All Month - October Worship Series: “Dry Places” (in development)
October 6 - World Communion Sunday
October 13 - Children’s Sabbath
October 20 - Laity Sunday (2019 Resources forthcoming)
October 31 - Reformation Day

November 1 - All Saints Day
November 3 - All Saints Sunday


Jeremiah 2:4-13

Psalm 8:1, 10-16 (UMH 803)

Hebrews 13:1-8, 15-16

Luke 14:1, 7-14



Planning for this Series

Week 1: Jeremiah 2:4-13

For the month of September, this worship series will focus thematically on the Lectionary readings from Jeremiah. In the life of the local church, September can be a hectic month: many parishioners are squeezing in their last vacation around Labor Day; while at the same time, many church choirs are resuming their standard schedule, and Christian Education usually has some kind of kick-off (i.e. “Rally Day”). This collection of readings from the book of Jeremiah will be certain to challenge us as we to re-assimilate to the rhythm of a more robust church activity life.

The overarching narrative we see in the Jeremiah readings is a movement from humanity’s waywardness (Weeks 1 through 3), to repentance (Week 4), to renewal (Week 5). If confession is not a regular practice in your congregation, consider incorporating it each week throughout the series. To showcase the diversity of practices that relate to confession, consider varying the approaches, styles, and themes of confession each week.

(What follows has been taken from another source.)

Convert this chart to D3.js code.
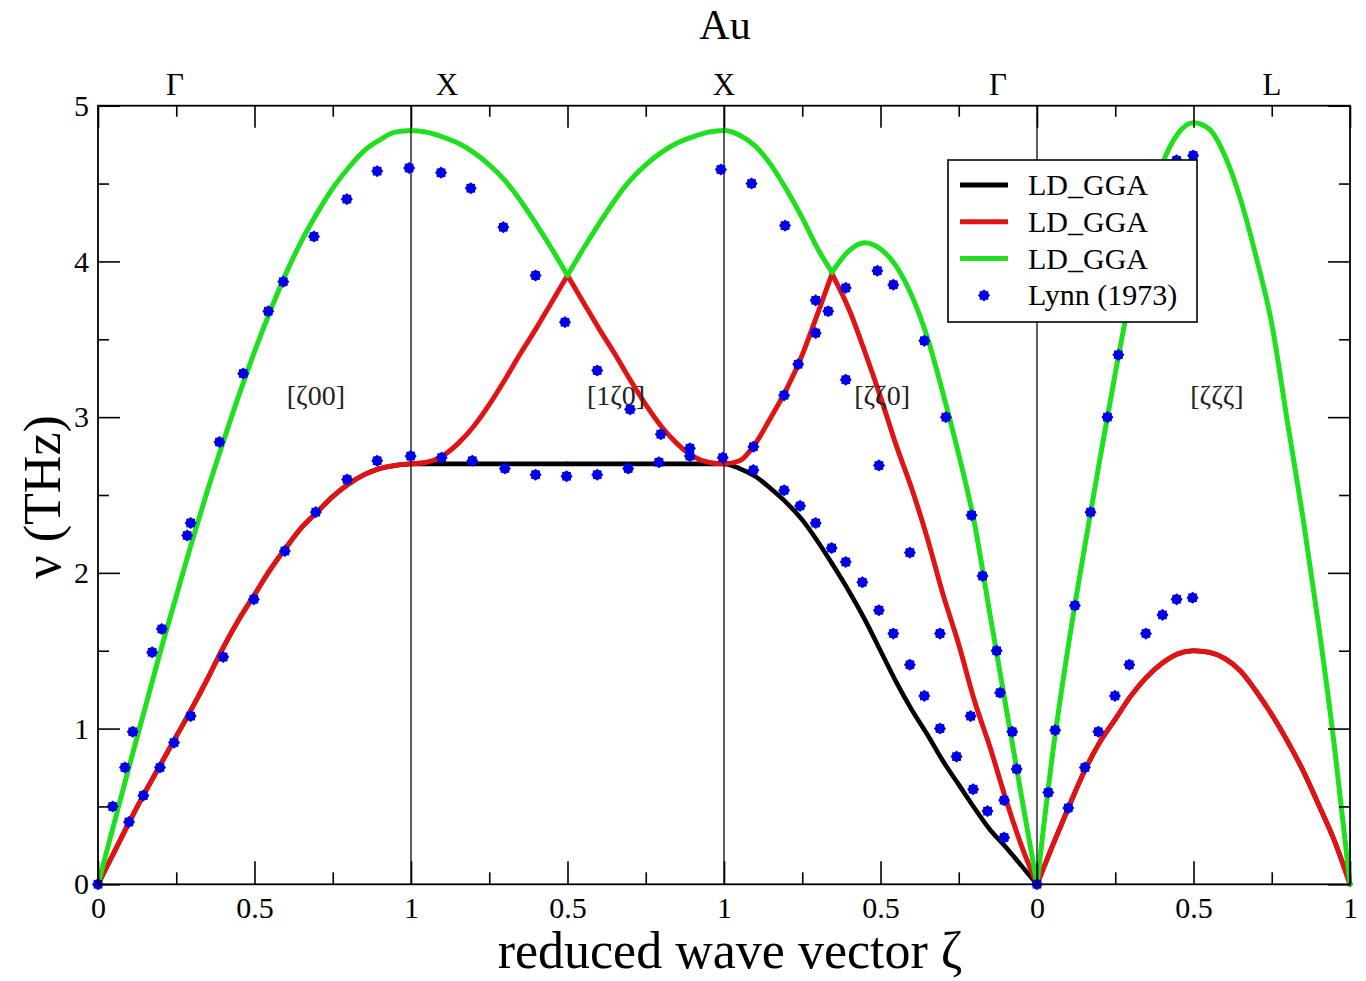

As an example for Week 1 (this could be a joint activity for children and adults), purchase or make something that resembles a small, broken cistern or container. As a corporate act of confession, invite folks forward to pour water into the broken cistern. (You might want to situate the “cistern” in a larger bowl so that water does not go everywhere.) By pouring water into the broken cistern, we are confessing that we often forsake God’s living water, instead choosing to dig out cisterns for ourselves that cannot hold water (cf. Jeremiah 4:13). While we may be confessing personal sins, the ritual act of coming forward demonstrates that this, too, is a communal effort. Place this movement near the beginning of the service, following it with an assurance of pardon and the passing of the peace.